Why does python requests.get() retrieve different image src compared to browsing the site

1k views Asked by At

As the title suggest: calling the requests.get() method gives me a different image src link as opposed to when browsing the site manually.

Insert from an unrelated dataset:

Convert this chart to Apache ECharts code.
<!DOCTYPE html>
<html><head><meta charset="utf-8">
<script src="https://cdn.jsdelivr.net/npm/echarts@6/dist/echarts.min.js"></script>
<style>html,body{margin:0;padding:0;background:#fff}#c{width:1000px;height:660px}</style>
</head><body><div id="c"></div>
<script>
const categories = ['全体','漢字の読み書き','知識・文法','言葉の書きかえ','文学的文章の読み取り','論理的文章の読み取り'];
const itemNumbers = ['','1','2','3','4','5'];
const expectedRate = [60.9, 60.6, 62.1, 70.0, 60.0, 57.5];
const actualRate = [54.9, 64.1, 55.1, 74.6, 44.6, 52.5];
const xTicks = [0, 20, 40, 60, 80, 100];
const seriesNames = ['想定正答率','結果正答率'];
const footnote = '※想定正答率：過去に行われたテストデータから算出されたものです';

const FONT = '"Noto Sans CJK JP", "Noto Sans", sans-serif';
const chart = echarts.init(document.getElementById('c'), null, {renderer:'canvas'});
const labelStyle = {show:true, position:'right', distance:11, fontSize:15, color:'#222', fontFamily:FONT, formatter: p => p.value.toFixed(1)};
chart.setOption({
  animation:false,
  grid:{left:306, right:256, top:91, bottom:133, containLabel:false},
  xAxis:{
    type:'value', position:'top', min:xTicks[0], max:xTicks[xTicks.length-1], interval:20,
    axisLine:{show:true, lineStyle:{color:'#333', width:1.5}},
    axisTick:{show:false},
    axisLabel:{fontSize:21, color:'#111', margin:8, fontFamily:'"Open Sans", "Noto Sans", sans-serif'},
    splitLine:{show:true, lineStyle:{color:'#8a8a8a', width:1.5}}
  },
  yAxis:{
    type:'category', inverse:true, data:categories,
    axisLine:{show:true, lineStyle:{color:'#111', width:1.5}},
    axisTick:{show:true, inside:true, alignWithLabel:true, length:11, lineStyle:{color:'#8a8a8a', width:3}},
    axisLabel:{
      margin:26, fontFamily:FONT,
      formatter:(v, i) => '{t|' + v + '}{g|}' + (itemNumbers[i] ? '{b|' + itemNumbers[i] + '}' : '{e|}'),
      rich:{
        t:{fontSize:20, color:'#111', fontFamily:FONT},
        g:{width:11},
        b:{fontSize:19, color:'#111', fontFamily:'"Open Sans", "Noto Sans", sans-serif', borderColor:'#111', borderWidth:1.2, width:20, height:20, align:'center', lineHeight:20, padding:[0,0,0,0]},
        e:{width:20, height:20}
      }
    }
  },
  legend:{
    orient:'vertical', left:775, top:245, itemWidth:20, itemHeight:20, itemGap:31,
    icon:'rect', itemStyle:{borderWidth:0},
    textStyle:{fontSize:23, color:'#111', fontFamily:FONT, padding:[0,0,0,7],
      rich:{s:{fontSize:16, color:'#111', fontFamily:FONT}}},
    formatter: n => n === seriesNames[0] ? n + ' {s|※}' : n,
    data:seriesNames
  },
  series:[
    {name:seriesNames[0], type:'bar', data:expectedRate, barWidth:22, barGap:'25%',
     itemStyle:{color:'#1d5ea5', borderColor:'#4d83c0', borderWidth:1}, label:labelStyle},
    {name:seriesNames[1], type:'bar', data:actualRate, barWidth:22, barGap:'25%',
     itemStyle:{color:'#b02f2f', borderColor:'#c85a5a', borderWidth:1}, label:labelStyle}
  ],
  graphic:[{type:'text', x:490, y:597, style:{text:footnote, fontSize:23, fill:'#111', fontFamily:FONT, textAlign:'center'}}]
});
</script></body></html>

I'm trying to scrape a site for products and want to store the images but the src I get from the site is for a very low quality image that's blurry. I compared the src to the one on the site and it's different. Not sure if I need to pass it something to "force" screen size in the request?

My code below:

from requests import get
from lxml import html

def demo():
    params = {'page': 0}
    response = get('https://www.checkers.co.za/c-2256/All-Departments', params=params)
    tree = html.fromstring(response.content)
    images = tree.xpath('//a[@class="product-listening-click"]/img[@src]')
    images = ['https://www.checkers.co.za' + image.attrib['src'] for image in images]
    print(images)

The src differences of first link in list to original image on the site

site src:
https://www.checkers.co.za/medias/10136669EA-20190726-Media-checkers300Wx300H?context=bWFzdGVyfGltYWdlc3wzNTA4MHxpbWFnZS9wbmd8aW1hZ2VzL2g1My9oZmYvODg1NzQ3ODYyNzM1OC5wbmd8YTM4YjE3YmMxYzJjMzI4MmIzMTQ0ZWU1MjlkYjBmNWZjZGFhYzYxYzAyZGMyNDhlNDE0MDhjYWQ0MjQxNmQ3NA

retrieved src:
https://www.checkers.co.za/medias/lqi-10136669EA-20190726-Media-checkers300Wx300H?context=bWFzdGVyfGltYWdlc3wxNDkwfGltYWdlL3BuZ3xpbWFnZXMvaDY1L2gwNC85MDgxNzU4NDgyNDYyLnBuZ3w0MmY3ZmMzNzJmYTU0MGIzNDk0ZjdmOTkyODYwMGI3N2I5YWJhZDRkOTljNzViYjIxMWQ3OWU2NDVjZGZhZTdm

EDIT 1:

I tried adding a User-agent header using the fake-useragent package and looped through all possible ones. src results did not change.

EDIT 2:

seems like parsing it with lxml.html as opposed to bs4 gives different output for image's data-original-src. Not sure why but thank you @AmineBTG for helping notice this issue.

Note:
accessing the data-original-src with lxml.html with //a[@class="product-listening-click"]/img/@data-original-src instead of '//a[@class="product-listening-click"]/img[@data-original-src]' did the trick. Header was not required by the looks of it when testing.

2

There are 2 answers

4
AmineBTG On BEST ANSWER

It works when passing the appropriate headers and retrieving the "data-original-src" attribute rather than "src" attribute. Please see below code (slightly modified)

import requests
from bs4 import BeautifulSoup

def demo():
    header ={
        "accept": "text/html,application/xhtml+xml,application/xml;q=0.9,image/avif,image/webp,image/apng,*/*;q=0.8,application/signed-exchange;v=b3;q=0.9",
        "accept-language": "fr-FR,fr;q=0.9,en-US;q=0.8,en;q=0.7",
        "cache-control": "max-age=0",
        "sec-ch-ua": "\"Google Chrome\";v=\"87\", \" Not;A Brand\";v=\"99\", \"Chromium\";v=\"87\"",
        "sec-ch-ua-mobile": "?0",
        "sec-fetch-dest": "document",
        "sec-fetch-mode": "navigate",
        "sec-fetch-site": "none",
        "sec-fetch-user": "?1",
        "upgrade-insecure-requests": "1",
        "user-agent": "Mozilla/5.0 (Windows NT 10.0; Win64; x64) AppleWebKit/537.36 (KHTML, like Gecko) Chrome/87.0.4280.88 Safari/537.36",
    }

    params = {'page': 0}

    r = requests.get('https://www.checkers.co.za/c-2256/All-Departments', headers = header, params=params)
    s = BeautifulSoup(r.content, "html.parser")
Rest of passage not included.